Nobel Prize laureates unknowingly caught up in sales campaign for a biotech company?

Initiator of an appeal for the cultivation of genetically engineered rice is chief scientific officer of a company profiting from the production of genetically engineered plants

7. November 2016

7 November 2016 / In June 2016, more than 100 Nobel Prize laureates signed an appeal in favour of the cultivation of so-called Golden Rice. Initiated by Sir Richard Roberts, who was awarded the Nobel Prize for Medicine in 1993, it targets and criticises anyone against the release of genetically engineered plants. For many years now, Roberts has been the chief scientific officer of New England Biolabs. Big corporates such as Monsanto, Syngenta and Dow AgroSciences are all clients of New England Biolabs. They purchase products generated at New England Biolabs for use in the genetic engineering of plants. In consequence, New England Biolabs makes a substantial profit from genetic engineering.

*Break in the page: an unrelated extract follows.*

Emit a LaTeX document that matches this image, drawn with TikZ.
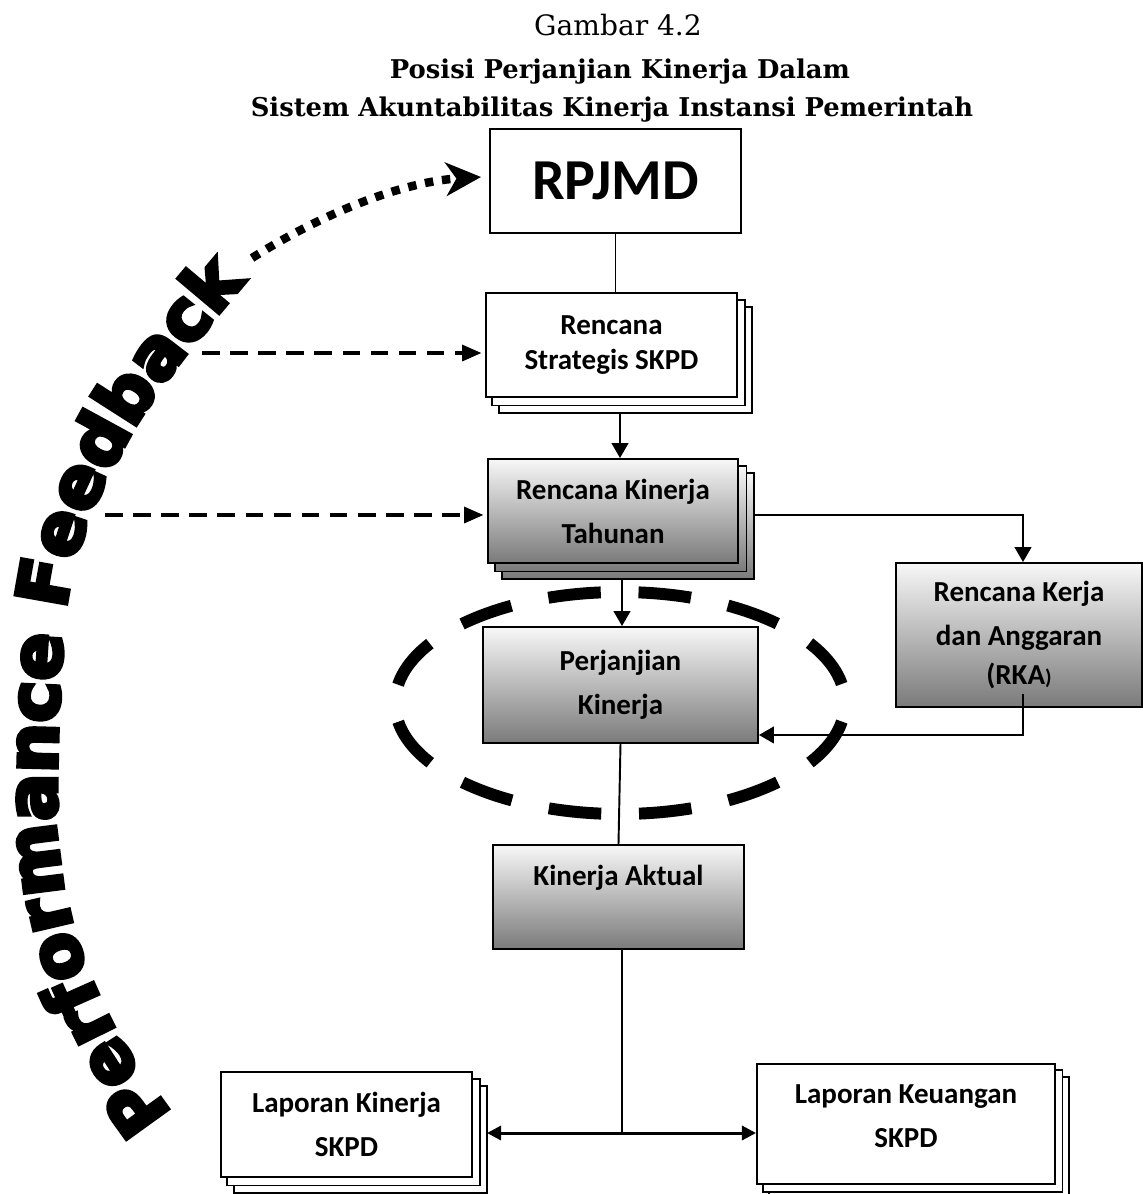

It is likely that most laureates who signed the appeal were not aware of the financial interests of New England Biolabs. Indeed, they will have assumed that they were signing up to a petition with solely humanitarian aims. The affiliations between New England Biolabs and the producers of genetically engineered plants have only recently come to the attention of Testbiotech. It came to light during Testbiotech patent research being carried out after questions posed by journalists. It appears that the big corporates are really good clients of New England Biolabs: Their products are listed in dozens of patent applications as the technical means for the production of genetically engineered plants.

So-called Golden Rice is genetically engineered to produce carotene, which gives a yellow colouring to the kernels. The rice is supposedly meant to combat Vitamin A deficiency, which is a severe problem in some developing countries. In actual fact, there is still a basic lack of data needed to make a judgement on the nutritional quality of the rice. There is also a lack of data on risk assessment. The laureates signed the appeal at a time when the most critical data was simply not available, as remains the case even now.

Testbiotech criticised the abovementioned campaign shortly after it was started because of its lack of credibility: The Nobel Prize laureates were more or less using the same arguments as those previously used by the radical proponents of the Golden Rice. Clearly, the laureates failed to double check the arguments used in the campaign. Even by 2014, Testbiotech had exposed the lack of credibilty of the arguments used by extreme proponents involved in the Golden Rice Campaign.